[Records]
-- -- --
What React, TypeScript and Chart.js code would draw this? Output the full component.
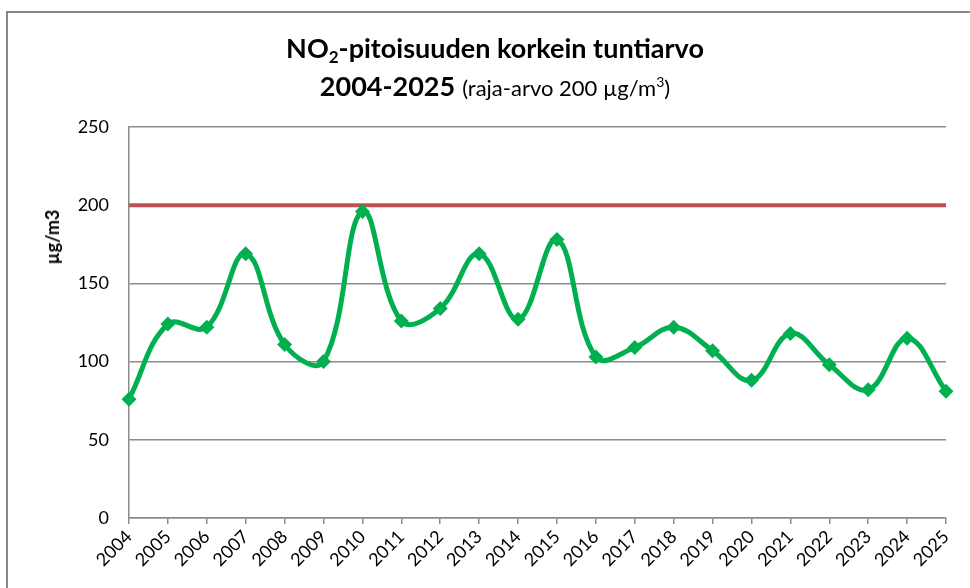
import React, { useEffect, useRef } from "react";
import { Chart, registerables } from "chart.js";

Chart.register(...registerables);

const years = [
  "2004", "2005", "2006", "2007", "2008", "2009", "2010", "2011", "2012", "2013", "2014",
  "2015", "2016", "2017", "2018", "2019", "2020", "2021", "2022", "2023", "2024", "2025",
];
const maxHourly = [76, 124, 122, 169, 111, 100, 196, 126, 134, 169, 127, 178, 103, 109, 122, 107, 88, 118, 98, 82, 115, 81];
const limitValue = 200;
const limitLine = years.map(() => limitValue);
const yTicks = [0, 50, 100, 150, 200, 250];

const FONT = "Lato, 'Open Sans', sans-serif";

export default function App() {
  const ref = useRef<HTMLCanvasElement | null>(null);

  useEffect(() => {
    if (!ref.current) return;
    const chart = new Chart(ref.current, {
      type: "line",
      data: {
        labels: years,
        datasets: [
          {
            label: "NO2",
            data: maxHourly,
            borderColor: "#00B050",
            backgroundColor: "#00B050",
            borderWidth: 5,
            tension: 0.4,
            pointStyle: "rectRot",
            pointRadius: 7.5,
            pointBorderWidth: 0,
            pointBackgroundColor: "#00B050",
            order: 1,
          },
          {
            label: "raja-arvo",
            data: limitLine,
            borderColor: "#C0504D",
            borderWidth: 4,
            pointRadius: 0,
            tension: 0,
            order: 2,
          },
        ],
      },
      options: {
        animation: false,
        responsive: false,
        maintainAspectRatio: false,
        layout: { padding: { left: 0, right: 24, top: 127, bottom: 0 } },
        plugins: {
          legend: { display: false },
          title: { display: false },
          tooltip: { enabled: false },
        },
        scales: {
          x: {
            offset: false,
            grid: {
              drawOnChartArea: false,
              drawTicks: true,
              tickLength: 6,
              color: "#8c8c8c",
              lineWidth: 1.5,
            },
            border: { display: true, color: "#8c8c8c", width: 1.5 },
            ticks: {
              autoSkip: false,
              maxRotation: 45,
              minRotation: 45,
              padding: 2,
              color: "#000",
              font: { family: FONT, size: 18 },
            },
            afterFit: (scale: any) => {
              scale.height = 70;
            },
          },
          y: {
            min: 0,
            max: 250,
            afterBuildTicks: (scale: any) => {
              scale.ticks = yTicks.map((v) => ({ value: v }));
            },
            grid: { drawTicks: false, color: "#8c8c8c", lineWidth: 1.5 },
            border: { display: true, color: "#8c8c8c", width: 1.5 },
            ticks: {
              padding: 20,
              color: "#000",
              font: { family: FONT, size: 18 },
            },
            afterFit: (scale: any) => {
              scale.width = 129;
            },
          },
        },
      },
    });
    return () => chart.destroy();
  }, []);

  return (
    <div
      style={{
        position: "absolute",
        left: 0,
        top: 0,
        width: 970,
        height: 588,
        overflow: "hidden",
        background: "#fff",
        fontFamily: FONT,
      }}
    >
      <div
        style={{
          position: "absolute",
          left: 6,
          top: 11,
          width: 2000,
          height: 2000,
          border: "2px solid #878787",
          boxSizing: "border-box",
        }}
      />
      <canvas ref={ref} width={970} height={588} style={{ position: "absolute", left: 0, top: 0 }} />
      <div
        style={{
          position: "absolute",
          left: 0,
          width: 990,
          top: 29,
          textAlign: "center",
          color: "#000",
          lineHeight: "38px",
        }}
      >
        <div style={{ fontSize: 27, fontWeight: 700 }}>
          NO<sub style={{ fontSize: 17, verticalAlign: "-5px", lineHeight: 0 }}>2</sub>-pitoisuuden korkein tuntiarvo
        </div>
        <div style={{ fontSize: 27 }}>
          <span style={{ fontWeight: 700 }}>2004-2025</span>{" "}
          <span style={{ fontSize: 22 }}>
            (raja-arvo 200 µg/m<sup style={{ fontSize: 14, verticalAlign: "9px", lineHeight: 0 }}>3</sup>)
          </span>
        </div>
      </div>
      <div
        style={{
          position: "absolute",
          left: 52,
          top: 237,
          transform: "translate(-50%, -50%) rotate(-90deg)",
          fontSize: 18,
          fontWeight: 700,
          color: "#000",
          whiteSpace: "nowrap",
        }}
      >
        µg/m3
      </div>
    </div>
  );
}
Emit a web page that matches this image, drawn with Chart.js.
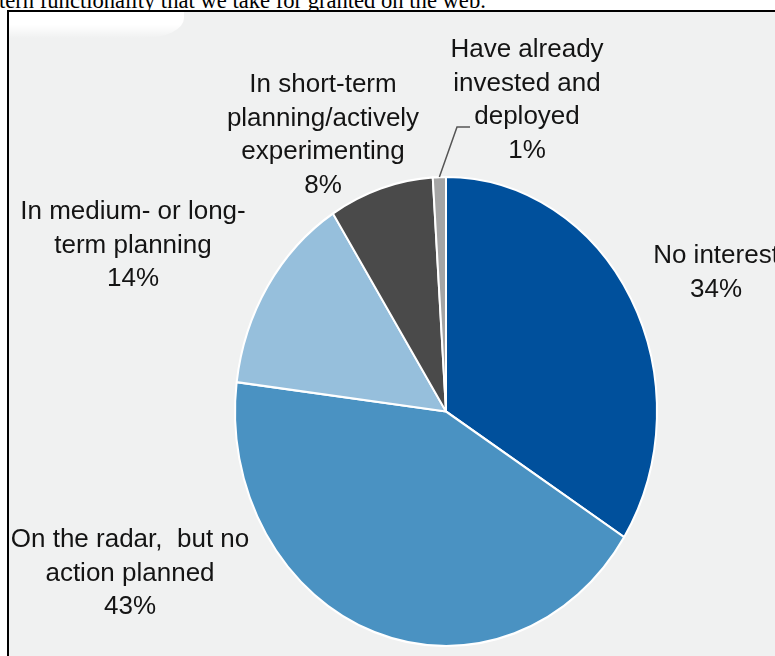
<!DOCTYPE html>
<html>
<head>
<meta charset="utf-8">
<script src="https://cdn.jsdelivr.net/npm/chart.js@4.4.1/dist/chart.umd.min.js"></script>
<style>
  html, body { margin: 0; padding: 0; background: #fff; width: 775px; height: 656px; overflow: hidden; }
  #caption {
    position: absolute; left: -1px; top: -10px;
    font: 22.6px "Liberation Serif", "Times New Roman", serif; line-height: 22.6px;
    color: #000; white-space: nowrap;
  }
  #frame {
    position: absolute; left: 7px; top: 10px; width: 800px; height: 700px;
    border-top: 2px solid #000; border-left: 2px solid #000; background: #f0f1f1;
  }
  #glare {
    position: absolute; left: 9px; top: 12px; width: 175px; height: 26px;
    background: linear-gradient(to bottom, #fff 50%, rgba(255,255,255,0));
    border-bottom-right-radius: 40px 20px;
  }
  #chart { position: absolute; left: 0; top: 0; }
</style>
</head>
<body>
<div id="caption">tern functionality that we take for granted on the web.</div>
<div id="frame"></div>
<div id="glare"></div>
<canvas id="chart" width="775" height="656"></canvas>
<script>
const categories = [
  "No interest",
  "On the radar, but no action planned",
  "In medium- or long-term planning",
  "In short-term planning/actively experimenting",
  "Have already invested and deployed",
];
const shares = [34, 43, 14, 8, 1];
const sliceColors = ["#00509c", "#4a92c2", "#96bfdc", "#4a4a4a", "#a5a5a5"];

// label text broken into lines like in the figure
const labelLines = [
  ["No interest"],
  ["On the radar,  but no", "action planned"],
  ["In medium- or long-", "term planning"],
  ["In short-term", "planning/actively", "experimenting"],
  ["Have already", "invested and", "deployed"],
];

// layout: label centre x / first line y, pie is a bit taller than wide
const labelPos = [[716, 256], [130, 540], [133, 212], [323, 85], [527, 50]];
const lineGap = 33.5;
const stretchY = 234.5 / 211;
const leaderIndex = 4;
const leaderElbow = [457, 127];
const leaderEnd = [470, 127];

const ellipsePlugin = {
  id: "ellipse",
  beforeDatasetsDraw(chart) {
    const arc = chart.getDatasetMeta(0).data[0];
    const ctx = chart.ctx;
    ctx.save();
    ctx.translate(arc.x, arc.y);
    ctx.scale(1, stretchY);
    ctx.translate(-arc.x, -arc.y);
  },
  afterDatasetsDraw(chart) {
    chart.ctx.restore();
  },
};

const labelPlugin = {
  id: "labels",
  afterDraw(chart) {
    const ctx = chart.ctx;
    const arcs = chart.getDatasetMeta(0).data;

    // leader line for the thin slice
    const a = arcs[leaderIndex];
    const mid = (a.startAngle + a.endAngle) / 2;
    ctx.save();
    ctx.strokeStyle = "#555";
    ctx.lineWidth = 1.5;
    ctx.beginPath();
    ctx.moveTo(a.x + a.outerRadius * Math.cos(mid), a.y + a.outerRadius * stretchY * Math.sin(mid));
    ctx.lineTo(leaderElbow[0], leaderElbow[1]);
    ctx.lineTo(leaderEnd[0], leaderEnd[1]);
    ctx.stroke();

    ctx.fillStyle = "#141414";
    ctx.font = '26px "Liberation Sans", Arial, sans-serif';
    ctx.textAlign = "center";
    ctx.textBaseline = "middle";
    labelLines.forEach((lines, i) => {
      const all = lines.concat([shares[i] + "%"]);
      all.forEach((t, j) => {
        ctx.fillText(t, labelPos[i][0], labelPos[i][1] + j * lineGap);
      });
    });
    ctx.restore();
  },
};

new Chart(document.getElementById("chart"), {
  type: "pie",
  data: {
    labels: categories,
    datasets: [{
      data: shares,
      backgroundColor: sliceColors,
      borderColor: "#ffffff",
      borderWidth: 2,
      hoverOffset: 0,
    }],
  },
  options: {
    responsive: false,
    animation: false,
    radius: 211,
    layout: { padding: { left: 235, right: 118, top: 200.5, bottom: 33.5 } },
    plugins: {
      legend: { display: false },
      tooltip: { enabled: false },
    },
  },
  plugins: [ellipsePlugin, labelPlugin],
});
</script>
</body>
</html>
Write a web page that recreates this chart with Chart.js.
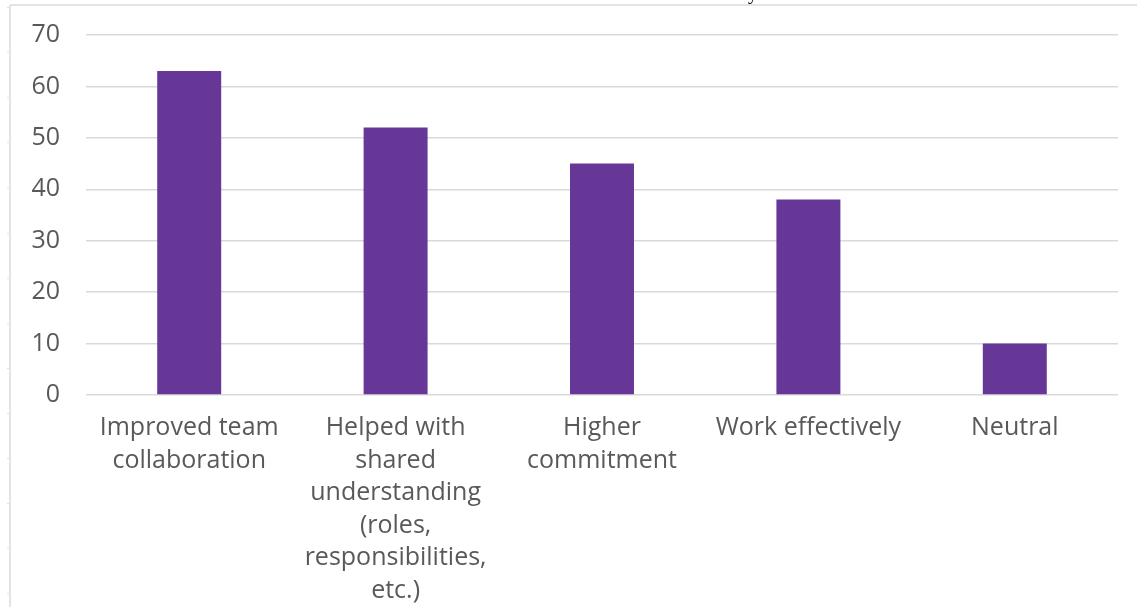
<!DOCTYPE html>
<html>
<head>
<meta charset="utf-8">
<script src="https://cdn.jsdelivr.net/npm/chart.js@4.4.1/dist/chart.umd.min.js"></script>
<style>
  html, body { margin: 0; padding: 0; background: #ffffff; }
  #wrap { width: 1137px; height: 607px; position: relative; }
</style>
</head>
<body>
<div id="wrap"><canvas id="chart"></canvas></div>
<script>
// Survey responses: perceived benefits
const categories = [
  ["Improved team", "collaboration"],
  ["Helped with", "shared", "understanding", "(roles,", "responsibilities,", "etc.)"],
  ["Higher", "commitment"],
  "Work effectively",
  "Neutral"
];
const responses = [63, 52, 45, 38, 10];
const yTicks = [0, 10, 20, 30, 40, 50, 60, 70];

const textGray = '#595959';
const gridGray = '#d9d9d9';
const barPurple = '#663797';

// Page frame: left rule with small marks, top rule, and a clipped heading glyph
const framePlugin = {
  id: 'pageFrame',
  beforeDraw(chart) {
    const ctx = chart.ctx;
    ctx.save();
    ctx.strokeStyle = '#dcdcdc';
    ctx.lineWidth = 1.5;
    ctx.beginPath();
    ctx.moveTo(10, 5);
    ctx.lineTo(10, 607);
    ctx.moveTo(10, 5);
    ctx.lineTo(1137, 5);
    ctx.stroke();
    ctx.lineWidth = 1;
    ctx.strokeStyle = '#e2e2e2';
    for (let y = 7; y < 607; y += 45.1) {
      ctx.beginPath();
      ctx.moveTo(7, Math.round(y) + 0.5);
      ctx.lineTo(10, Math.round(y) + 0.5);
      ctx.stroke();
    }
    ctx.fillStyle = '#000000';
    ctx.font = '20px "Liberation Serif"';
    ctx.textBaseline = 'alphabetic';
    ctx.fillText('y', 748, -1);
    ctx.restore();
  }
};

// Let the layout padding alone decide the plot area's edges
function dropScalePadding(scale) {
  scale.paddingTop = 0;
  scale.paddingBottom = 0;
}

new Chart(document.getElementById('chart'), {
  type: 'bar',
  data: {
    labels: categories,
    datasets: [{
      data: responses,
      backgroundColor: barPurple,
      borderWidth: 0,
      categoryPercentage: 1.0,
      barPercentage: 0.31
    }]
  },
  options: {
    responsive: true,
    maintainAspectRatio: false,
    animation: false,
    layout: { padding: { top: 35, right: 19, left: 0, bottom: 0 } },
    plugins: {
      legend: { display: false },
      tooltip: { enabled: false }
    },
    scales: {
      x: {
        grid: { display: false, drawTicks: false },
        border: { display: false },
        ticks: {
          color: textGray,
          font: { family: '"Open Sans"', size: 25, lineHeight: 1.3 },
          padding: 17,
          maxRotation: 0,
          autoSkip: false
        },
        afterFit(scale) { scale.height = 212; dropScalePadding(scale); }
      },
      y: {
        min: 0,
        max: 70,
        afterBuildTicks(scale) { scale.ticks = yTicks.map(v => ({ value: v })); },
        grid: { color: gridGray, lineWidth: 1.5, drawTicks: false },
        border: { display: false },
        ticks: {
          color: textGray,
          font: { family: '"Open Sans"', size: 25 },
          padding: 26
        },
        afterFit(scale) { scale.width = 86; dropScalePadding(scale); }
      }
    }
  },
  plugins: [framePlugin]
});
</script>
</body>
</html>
-- -- --
Return only the lines running from the start of the entries above to the line that contains "const ref = useRef<HTMLCanvasElement", inclusive, and omit every picture.

What React, TypeScript and Chart.js code would draw this? Output the full component.
import React, { useEffect, useRef } from "react";
import { Chart, registerables } from "chart.js";

Chart.register(...registerables);

const years = [
  "2004", "2005", "2006", "2007", "2008", "2009", "2010", "2011", "2012", "2013", "2014",
  "2015", "2016", "2017", "2018", "2019", "2020", "2021", "2022", "2023", "2024", "2025",
];
const maxHourly = [76, 124, 122, 169, 111, 100, 196, 126, 134, 169, 127, 178, 103, 109, 122, 107, 88, 118, 98, 82, 115, 81];
const limitValue = 200;
const limitLine = years.map(() => limitValue);
const yTicks = [0, 50, 100, 150, 200, 250];

const FONT = "Lato, 'Open Sans', sans-serif";

export default function App() {
  const ref = useRef<HTMLCanvasElement | null>(null);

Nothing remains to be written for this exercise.